Porte 4 :
Ah, ce cher cinéma Nador !
de Belfedhal saïd
Notre village s’enorgueillissait de posséder sa salle de cinéma. Imaginez un peu, un pareil bijou en plein milieu pastoral ! Cette cité dont l’essence est foncièrement campagnarde a pu se permettre une attraction citadine tout en étant entourée de fermes paysannes !
Ici, il me vient une anecdote tenue de Saâd Aouadhane, une personne qui connaît chaque recoin de ce cher cinéma Nador pour y avoir travaillé quelques années comme aide opérateur dans la cabine de projection. Il fut dans le même temps « fouilleur ».
Un jour, comme à l’accoutumée, l’entracte terminé, les spectateurs rejoignaient leurs sièges après avoir grillé une cigarette à l’angle de la rue ou apprécié des brochettes à la braise chez les frères« Arab », gargotiers du coin. Par monotonie d’abord, devenant une manie ensuite, Ziouèche, l’opérateur et son acolyte, parce qu’ils avaient projeté plusieurs fois le même film, entreprirent de l’écourter ! Aussi le meilleur moment de « grignoter de la bande » restait-il celui du passage de la première bobine à la deuxième !
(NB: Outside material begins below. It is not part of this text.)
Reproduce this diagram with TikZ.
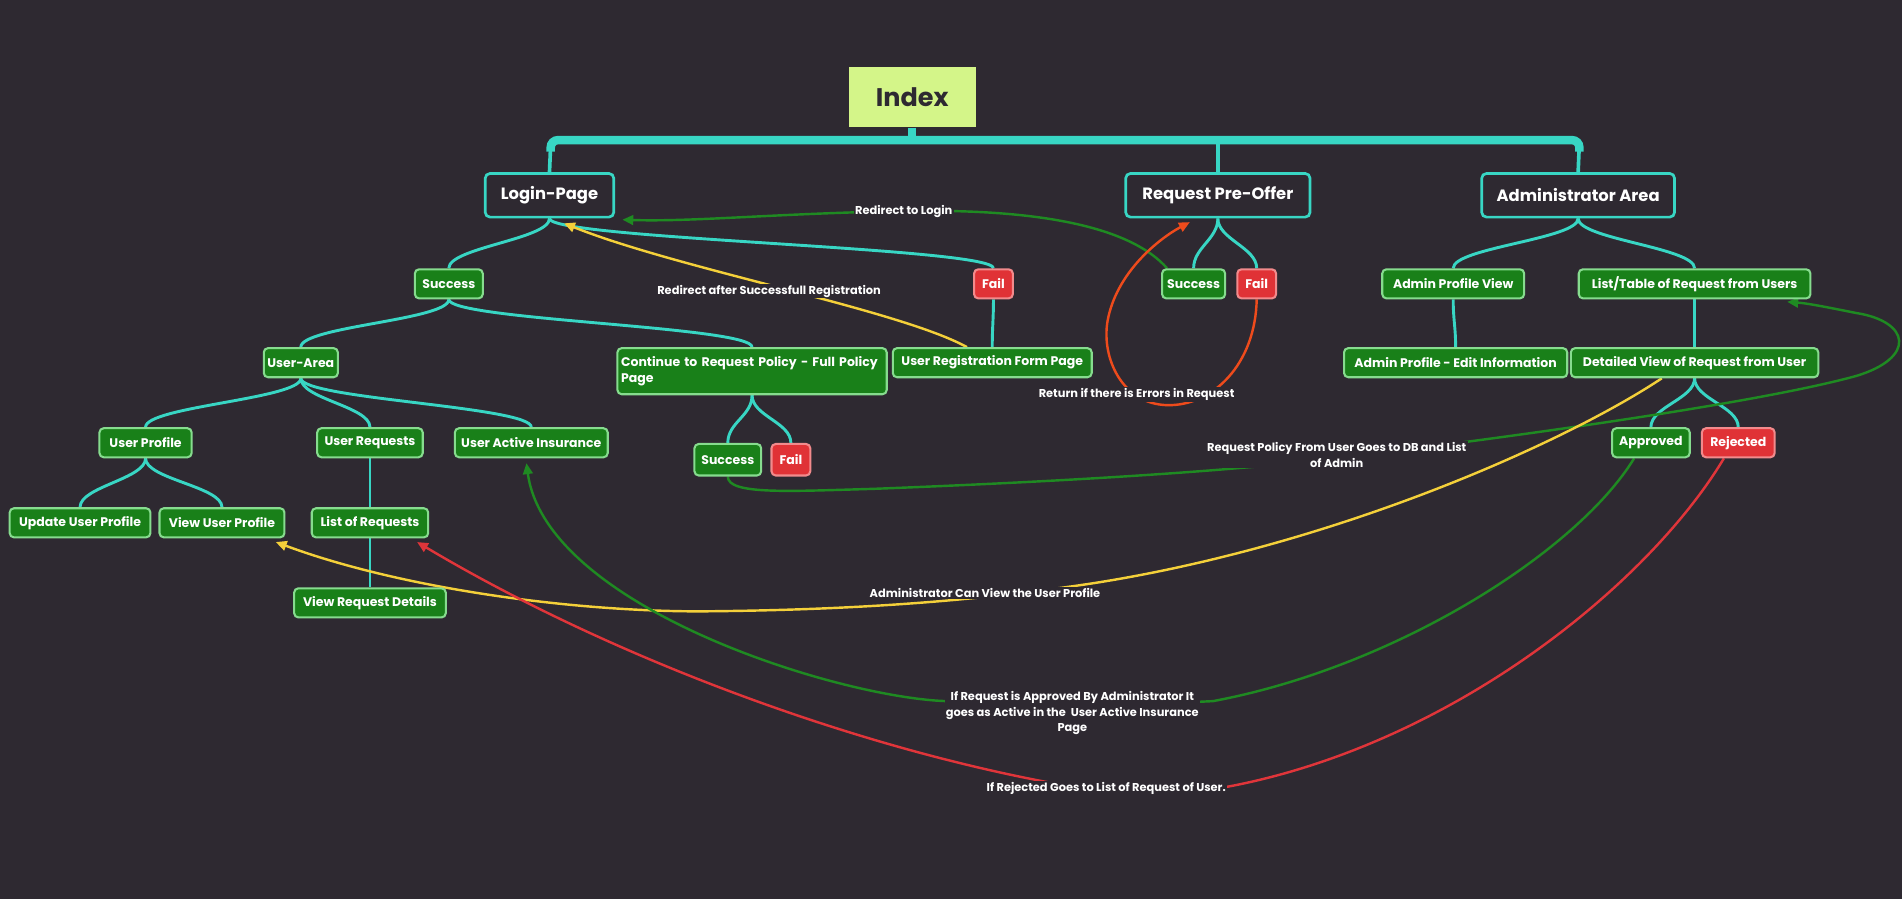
\documentclass[tikz,border=0pt]{standalone}
\usepackage{fontspec}
\setmainfont{Poppins}
\usetikzlibrary{arrows.meta,calc}
\definecolor{bgc}{HTML}{2E2931}
\definecolor{tealc}{HTML}{38D6C4}
\definecolor{idxc}{HTML}{D4F589}
\definecolor{gfill}{HTML}{198019}
\definecolor{gbord}{HTML}{86DC8E}
\definecolor{rfill}{HTML}{E03236}
\definecolor{rbord}{HTML}{F28A8C}
\definecolor{lgreen}{HTML}{1F8A22}
\definecolor{lyellow}{HTML}{F4D03A}
\definecolor{lred}{HTML}{E0353A}
\definecolor{lorange}{HTML}{EE4B1C}
\pgfdeclarelayer{bglayer}
\pgfdeclarelayer{edgelayer}
\pgfsetlayers{bglayer,edgelayer,main}
\newcommand\treeto[2]{\draw[tree] (#1.south) .. controls +(0,17) and +(0,-17) .. (#2.north);}
\begin{document}
\begin{tikzpicture}[x=1pt,y=-1pt,
 bignode/.style={draw=tealc, line width=2.2pt, rounded corners=4pt, fill=bgc, text=white, font=\bfseries\fontsize{13.5}{15}\selectfont, minimum height=36pt, inner xsep=4pt},
 gnode/.style={draw=gbord, line width=1.7pt, rounded corners=3.5pt, fill=gfill, text=white, font=\bfseries\fontsize{10.3}{12.8}\selectfont, minimum height=24pt, inner xsep=3pt, inner ysep=2pt},
 rnode/.style={gnode, draw=rbord, fill=rfill},
 tree/.style={draw=tealc, line width=2.4pt},
 link/.style={line width=2pt, -{Triangle[length=9pt,width=8pt]}},
 lbl/.style={fill=bgc, text=white, font=\bfseries\fontsize{9.4}{12.6}\selectfont, inner xsep=1pt, inner ysep=1pt, align=center}
]
\begin{pgfonlayer}{bglayer}
\fill[bgc] (0,0) rectangle (1568,741);
\end{pgfonlayer}
\useasboundingbox (0,0) rectangle (1568,741);

% ---- nodes
\node[fill=idxc, minimum width=105pt, minimum height=50pt, text=bgc, font=\bfseries\fontsize{21}{24}\selectfont] (idx) at (752,80) {Index};
\node[bignode, minimum width=106pt] (login) at (453,161) {Login-Page};
\node[bignode, minimum width=152pt] (rpo) at (1004,161) {Request Pre-Offer};
\node[bignode, minimum width=159pt] (adm) at (1301,161) {Administrator Area};

\node[gnode, minimum width=56pt] (s1) at (370,234) {Success};
\node[rnode, minimum width=32pt] (f1) at (819,234) {Fail};
\node[gnode, minimum width=52pt] (s2) at (984,234) {Success};
\node[rnode, minimum width=32pt] (f2) at (1036,234) {Fail};
\node[gnode, minimum width=117pt] (apv) at (1198,234) {Admin Profile View};
\node[gnode, minimum width=191pt] (lt) at (1397,234) {List/Table of Request from Users};

\node[gnode, minimum width=55pt] (ua) at (248,299) {User-Area};
\node[gnode, minimum height=38pt, text width=216pt, align=left] (cont) at (620,306) {Continue to Request Policy - Full Policy\\Page};
\node[gnode, minimum width=164pt] (urf) at (818,299) {User Registration Form Page};
\node[gnode, minimum width=184pt] (ape) at (1200,299) {Admin Profile - Edit Information};
\node[gnode, minimum width=204pt] (dv) at (1397,299) {Detailed View of Request from User};

\node[gnode, minimum width=76pt] (up) at (120,365) {User Profile};
\node[gnode, minimum width=87pt] (ur) at (305,365) {User Requests};
\node[gnode, minimum width=126pt] (uai) at (438,365) {User Active Insurance};
\node[gnode, minimum width=55pt, minimum height=26pt] (s3) at (600,379) {Success};
\node[rnode, minimum width=32pt, minimum height=26pt] (f3) at (652,379) {Fail};
\node[gnode, minimum width=64pt] (appr) at (1361,365) {Approved};
\node[rnode, minimum width=60pt] (rej) at (1433,365) {Rejected};

\node[gnode, minimum width=116pt] (uup) at (66,431) {Update User Profile};
\node[gnode, minimum width=103pt] (vup) at (183,431) {View User Profile};
\node[gnode, minimum width=96pt] (lr) at (305,431) {List of Requests};
\node[gnode, minimum width=125pt] (vrd) at (305,497) {View Request Details};

% ---- labels of links
\node[lbl] (l1) at (745,174) {Redirect to Login};
\node[lbl] (l2) at (634,240) {Redirect after Successfull Registration};
\node[lbl] (l3) at (937,325) {Return if there is Errors in Request};
\node[lbl] (l4) at (1102,375) {Request Policy From User Goes to DB and List\\of Admin};
\node[lbl] (l5) at (812,489) {Administrator Can View the User Profile};
\node[lbl] (l6) at (884,588) {If Request is Approved By Administrator It\\goes as Active in the\ \ User Active Insurance\\Page};
\node[lbl] (l7) at (912,650) {If Rejected Goes to List of Request of User.};

\begin{pgfonlayer}{edgelayer}
% top bar
\coordinate (barM) at (752,115.5);
\coordinate (barL) at (454,118);
\coordinate (barC) at (1004,116);
\coordinate (barR) at (1302,118);
\draw[tealc, line width=7pt, rounded corners=6pt] (454,125) |- (barM) -| (1302,125);
\draw[tealc, line width=6.5pt] (idx.south) -- (barM);
\draw[tealc, line width=3pt] (barL) -- (login.north);
\draw[tealc, line width=3pt] (barC) -- (rpo.north);
\draw[tealc, line width=3pt] (barR) -- (adm.north);

% tree
\treeto{login}{s1}
\treeto{login}{f1}
\treeto{s1}{ua}
\treeto{s1}{cont}
\treeto{f1}{urf}
\treeto{ua}{up}
\treeto{ua}{ur}
\treeto{ua}{uai}
\treeto{up}{uup}
\treeto{up}{vup}
\treeto{ur}{lr}
\treeto{lr}{vrd}
\treeto{cont}{s3}
\treeto{cont}{f3}
\treeto{rpo}{s2}
\treeto{rpo}{f2}
\treeto{adm}{apv}
\treeto{adm}{lt}
\treeto{apv}{ape}
\treeto{lt}{dv}
\treeto{dv}{appr}
\treeto{dv}{rej}

% links
\draw[link, lgreen] ($(s2.north west)+(5,0)$) .. controls (930,185) and (850,172) .. (745,174)
  .. controls (640,176) and (570,183) .. ($(login.south east)+(6,1)$);
\draw[link, lyellow] ($(urf.north west)+(62,0)$) .. controls (740,255) and (560,222) .. ($(login.south)+(12,4)$);
\draw[link, lorange] (f2.south) .. controls (1035,300) and (1000,335) .. (962,334)
  .. controls (925,333) and (908,295) .. (913,265)
  .. controls (920,225) and (955,197) .. ($(rpo.south west)+(54,3)$);
\draw[link, lgreen] (s3.south) .. controls (600,408) and (650,405) .. (720,403)
  .. controls (850,398) and (1000,390) .. (1100,378)
  .. controls (1250,360) and (1450,332) .. (1530,310)
  .. controls (1580,295) and (1575,265) .. (1530,258)
  .. controls (1510,254) and (1490,250) .. ($(lt.south east)+(-20,2)$);
\draw[link, lyellow] ($(dv.south)+(-27,0)$) .. controls (1290,365) and (1100,450) .. (900,481)
  .. controls (800,496) and (700,503) .. (577,504)
  .. controls (470,504) and (330,485) .. ($(vup.south east)+(-8,3)$);
\draw[link, lgreen] ($(appr.south west)+(19,0)$) .. controls (1300,455) and (1150,550) .. (1000,578)
  .. controls (920,582) and (850,582) .. (780,578)
  .. controls (690,575) and (450,500) .. ($(uai.south)+(-4,4)$);
\draw[link, lred] ($(rej.south west)+(19,0)$) .. controls (1360,480) and (1200,612) .. (1015,648)
  .. controls (960,658) and (900,652) .. (870,646)
  .. controls (700,615) and (500,540) .. ($(lr.south east)+(-10,3)$);
\end{pgfonlayer}
\end{tikzpicture}
\end{document}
Nous sommes en 1959 et il est assez aisé de deviner dans quelles conditions et avec quels moyens on pouvait assurer une séance de projection ! Seulement ce jour-là, un spectateur, cordonnier de son état, Si Bouchatt « el k’bir » (le grand dans le sens de vieux) – il atteignait à peine 1m 30 ! Son fils, un professeur de mathématiques très compétent en était le contre exemple : Une force de la nature tout en hauteur et en poids ! – donc cet abonné du cinéma bien connu de la diaspora sougrie (trézélienne de l’époque) pour sa liberté d’humeur ne l’entendait pas de cette oreille ! Du balcon où il avait pris place, il quitta fumant de colère, son fauteuil en direction de la cabine de projection située en ce même endroit, et ouvrit la porte qui laissait entrevoir entre deux rais de lumière deux visages ruisselant de sueur. Un air chaud s’y échappait, libérant une émanation de brûlé, piquante et propre à cette industrie cinématographique commençante.
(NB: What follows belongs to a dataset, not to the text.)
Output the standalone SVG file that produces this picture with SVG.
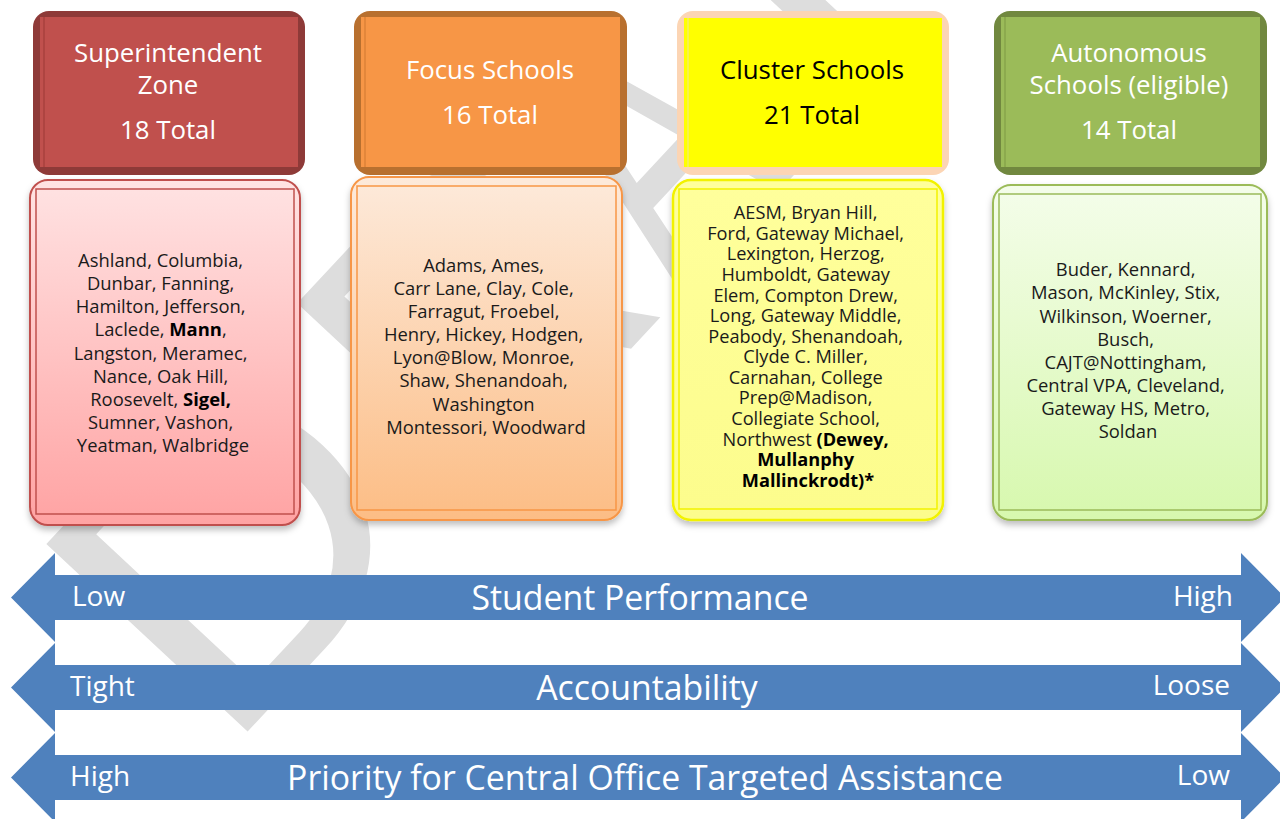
<svg xmlns="http://www.w3.org/2000/svg" width="1280" height="819" viewBox="0 0 1280 819">
  <defs>
    <style>
      .hdr { font-family: "Open Sans", "Liberation Sans", sans-serif; font-size: 25.8px; text-anchor: middle; }
      .hdr-w { fill: #ffffff; }
      .hdr-k { fill: #000000; }
      .body { font-family: "Open Sans", "Liberation Sans", sans-serif; font-size: 18.4px; text-anchor: middle; fill: #1a1a1a; }
      .body-s { font-size: 18.2px; }
      .b { font-weight: bold; fill: #000000; }
      .axis { font-family: "Open Sans", "Liberation Sans", sans-serif; fill: #ffffff; }
      .axis-end { font-size: 28px; }
      .axis-title { font-size: 33.8px; text-anchor: middle; }
      .arrow { fill: #4f81bd; }
      .wm { font-family: "Liberation Sans", "Arial", sans-serif; font-size: 400px; fill: #dddddd; }
    </style>
    <linearGradient id="gRed" x1="0" y1="0" x2="0" y2="1">
      <stop offset="0" stop-color="#ffe3e3"/>
      <stop offset="1" stop-color="#ffa3a3"/>
    </linearGradient>
    <linearGradient id="gOrange" x1="0" y1="0" x2="0" y2="1">
      <stop offset="0" stop-color="#fdeadb"/>
      <stop offset="1" stop-color="#fcbd85"/>
    </linearGradient>
    <linearGradient id="gYellow" x1="0" y1="0" x2="0" y2="1">
      <stop offset="0" stop-color="#ffff9c"/>
      <stop offset="1" stop-color="#fcfc8c"/>
    </linearGradient>
    <linearGradient id="gGreen" x1="0" y1="0" x2="0" y2="1">
      <stop offset="0" stop-color="#f4fdea"/>
      <stop offset="1" stop-color="#d7f8ae"/>
    </linearGradient>
    <filter id="shadow" x="-10%" y="-10%" width="120%" height="125%">
      <feDropShadow dx="0" dy="4" stdDeviation="3" flood-color="#000000" flood-opacity="0.25"/>
    </filter>
  </defs>

  <rect width="1280" height="819" fill="#ffffff"/>

  <!-- background watermark: each letter set on a -47 degree baseline -->
  <g id="watermark">
    <text class="wm" transform="translate(223 758) rotate(-47) scale(1.1 1)">D</text>
    <text class="wm" transform="translate(476 515) rotate(-47)">R</text>
    <text class="wm" transform="translate(682 295) rotate(-47) scale(0.62 1)">A</text>
    <text class="wm" transform="translate(848 117) rotate(-47)">F</text>
    <text class="wm" transform="translate(1014 -61) rotate(-47)">T</text>
  </g>

  <!-- category headers -->
  <g id="hdr-superintendent">
    <rect x="33" y="11" width="272" height="164" rx="16" fill="#8e3a38"/>
    <rect x="40" y="17" width="258" height="150" fill="#c0504d"/>
    <line x1="44" y1="17" x2="44" y2="167" stroke="#a8403e" stroke-width="1.5"/>
    <text class="hdr hdr-w" x="168" y="62">Superintendent</text>
    <text class="hdr hdr-w" x="168" y="94">Zone</text>
    <text class="hdr hdr-w" x="168" y="139">18 Total</text>
  </g>
  <g id="hdr-focus">
    <rect x="354" y="11" width="273" height="164" rx="16" fill="#b8702f"/>
    <rect x="361" y="17" width="259" height="150" fill="#f79646"/>
    <line x1="365" y1="17" x2="365" y2="167" stroke="#dc8239" stroke-width="1.5"/>
    <text class="hdr hdr-w" x="490" y="79">Focus Schools</text>
    <text class="hdr hdr-w" x="490" y="124">16 Total</text>
  </g>
  <g id="hdr-cluster">
    <rect x="677" y="11" width="272" height="164" rx="16" fill="#fcd5b4"/>
    <rect x="684" y="18" width="258" height="149" fill="#ffff00"/>
    <line x1="688" y1="18" x2="688" y2="167" stroke="#f4f060" stroke-width="1.5"/>
    <text class="hdr hdr-k" x="812" y="79">Cluster Schools</text>
    <text class="hdr hdr-k" x="812" y="124">21 Total</text>
  </g>
  <g id="hdr-autonomous">
    <rect x="994" y="11" width="273" height="164" rx="16" fill="#71883f"/>
    <rect x="1001" y="17" width="259" height="150" fill="#9bbb59"/>
    <line x1="1005" y1="17" x2="1005" y2="167" stroke="#87a44b" stroke-width="1.5"/>
    <text class="hdr hdr-w" x="1129" y="62">Autonomous</text>
    <text class="hdr hdr-w" x="1129" y="94">Schools (eligible)</text>
    <text class="hdr hdr-w" x="1129" y="139">14 Total</text>
  </g>

  <!-- school lists -->
  <g id="list-superintendent">
    <rect x="30" y="180" width="270" height="345" rx="18" fill="url(#gRed)" stroke="#c0504d" stroke-width="2" filter="url(#shadow)"/>
    <rect x="36" y="189" width="258" height="325" fill="none" stroke="#c0504d" stroke-width="1.5"/>
    <text class="body">
      <tspan x="163" y="267">Ashland, Columbia,</tspan>
      <tspan x="163" y="290">Dunbar, Fanning,</tspan>
      <tspan x="163" y="313">Hamilton, Jefferson,</tspan>
      <tspan x="163" y="336">Laclede, <tspan class="b">Mann</tspan>,</tspan>
      <tspan x="163" y="360">Langston, Meramec,</tspan>
      <tspan x="163" y="383">Nance, Oak Hill,</tspan>
      <tspan x="163" y="406">Roosevelt, <tspan class="b">Sigel,</tspan></tspan>
      <tspan x="163" y="429">Sumner, Vashon,</tspan>
      <tspan x="163" y="452">Yeatman, Walbridge</tspan>
    </text>
  </g>
  <g id="list-focus">
    <rect x="351" y="177" width="271" height="343" rx="18" fill="url(#gOrange)" stroke="#f79646" stroke-width="2" filter="url(#shadow)"/>
    <rect x="357" y="186" width="259" height="324" fill="none" stroke="#f79646" stroke-width="1.5"/>
    <text class="body">
      <tspan x="486" y="272">Adams, Ames,</tspan>
      <tspan x="486" y="295">Carr Lane, Clay, Cole,</tspan>
      <tspan x="486" y="318">Farragut, Froebel,</tspan>
      <tspan x="486" y="341">Henry, Hickey, Hodgen,</tspan>
      <tspan x="486" y="364">Lyon@Blow, Monroe,</tspan>
      <tspan x="486" y="387">Shaw, Shenandoah,</tspan>
      <tspan x="486" y="411">Washington</tspan>
      <tspan x="486" y="434">Montessori, Woodward</tspan>
    </text>
  </g>
  <g id="list-cluster">
    <rect x="673" y="180" width="270" height="340" rx="18" fill="url(#gYellow)" stroke="#f2f200" stroke-width="2.5" filter="url(#shadow)"/>
    <rect x="679" y="189" width="258" height="320" fill="none" stroke="#f2f200" stroke-width="1.5"/>
    <text class="body body-s">
      <tspan x="808" y="219">AESM, Bryan Hill,</tspan>
      <tspan x="808" y="240">Ford, Gateway Michael,</tspan>
      <tspan x="808" y="260">Lexington, Herzog,</tspan>
      <tspan x="808" y="281">Humboldt, Gateway</tspan>
      <tspan x="808" y="302">Elem, Compton Drew,</tspan>
      <tspan x="808" y="322">Long, Gateway Middle,</tspan>
      <tspan x="808" y="343">Peabody, Shenandoah,</tspan>
      <tspan x="808" y="363">Clyde C. Miller,</tspan>
      <tspan x="808" y="384">Carnahan, College</tspan>
      <tspan x="808" y="404">Prep@Madison,</tspan>
      <tspan x="808" y="425">Collegiate School,</tspan>
      <tspan x="808" y="446">Northwest <tspan class="b">(Dewey,</tspan></tspan>
      <tspan x="808" y="466" class="b">Mullanphy</tspan>
      <tspan x="808" y="487" class="b">Mallinckrodt)*</tspan>
    </text>
  </g>
  <g id="list-autonomous">
    <rect x="993" y="185" width="274" height="335" rx="18" fill="url(#gGreen)" stroke="#9bbb59" stroke-width="2" filter="url(#shadow)"/>
    <rect x="999" y="194" width="262" height="316" fill="none" stroke="#9bbb59" stroke-width="1.5"/>
    <text class="body">
      <tspan x="1128" y="276">Buder,  Kennard,</tspan>
      <tspan x="1128" y="299">Mason, McKinley, Stix,</tspan>
      <tspan x="1128" y="323">Wilkinson, Woerner,</tspan>
      <tspan x="1128" y="346">Busch,</tspan>
      <tspan x="1128" y="369">CAJT@Nottingham,</tspan>
      <tspan x="1128" y="392">Central VPA, Cleveland,</tspan>
      <tspan x="1128" y="415">Gateway HS, Metro,</tspan>
      <tspan x="1128" y="438">Soldan</tspan>
    </text>
  </g>

  <!-- scales -->
  <g id="connectors">
    <polygon class="arrow" points="11,597.5 55,553 55,575 1241,575 1241,553 1285,597.5 1241,642 1241,620 55,620 55,642"/>
    <polygon class="arrow" points="11,687.5 55,643 55,665 1241,665 1241,643 1285,687.5 1241,732 1241,710 55,710 55,732"/>
    <polygon class="arrow" points="11,777.5 55,733 55,755 1241,755 1241,733 1285,777.5 1241,822 1241,800 55,800 55,822"/>
  </g>
  <g id="scale-performance">
    <text class="axis axis-end" x="72" y="606">Low</text>
    <text class="axis axis-title" x="640" y="610">Student Performance</text>
    <text class="axis axis-end" x="1233" y="606" text-anchor="end">High</text>
  </g>
  <g id="scale-accountability">
    <text class="axis axis-end" x="70" y="696">Tight</text>
    <text class="axis axis-title" x="647" y="700">Accountability</text>
    <text class="axis axis-end" x="1230" y="695" text-anchor="end">Loose</text>
  </g>
  <g id="scale-priority">
    <text class="axis axis-end" x="70" y="786">High</text>
    <text class="axis axis-title" x="645" y="790">Priority for Central Office Targeted Assistance</text>
    <text class="axis axis-end" x="1230" y="785" text-anchor="end">Low</text>
  </g>
</svg>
- « Vous n’êtes que des voleurs ! » leur lança ce spectateur indigné. Pour toute réponse, l’opérateur au corps râblé, le torse nu, sans hésiter lui asséna un coup de tête en plein visage. L’on vit le pauvre malheureux s’étaler le long de tout son petit corps sur les marches de l’escalier qui conduisait au rez-de-chaussée !
Tout juste après, l’arcade sourcilière un peu abîmée et encore en sang, il se présenta à son ami, l’unique médecin du village, M. Parrot. Celui-ci entra dans un courroux tel que, alliant la parole à l’acte, il lui établit immédiatement un certificat médical d’incapacité physique le dispensant de toute activité pendant quinze jours !
Mais…dès qu’il sut qui était l’auteur de cette agression à l’encontre de son ami, le toubib prit le papier qu’il avait lui-même signé et le déchira devant le regard confondu du plaignant. - « Ecoute, mon ami, si tu engages la procédure, c’est la prison qui attend notre opérateur. Autrement dit, nous allons être privés de cinéma pendant plusieurs jours ! Ou irions-nous passer nos soirées, nous qui n’avons que cette distraction-là ? »
A l’insu de son ami, ce brave médecin s’en alla dire quelques mots à l’opérateur qu’il connaissait bien. Il parvint ainsi à les réconcilier et tout redevint comme avant…Enfin, pas tout à fait car Ziouèche ne pouvait s’empêcher de succomber à son pêché mignon puisque même de notre temps, il fut toujours fidèle à sa réputation de « censeur » ! Incorrigible Ziouèche !a
2 novembre 2008 à 0 12 22 112211
Cher Said
En te lisant, ma nostalgie se rebelle,et je me sens transporté dans une autre vie belle ,paisible;celle que tu racontes avec ta finesse habituelle et qui me donne l’envie d’être un mot de ton texte.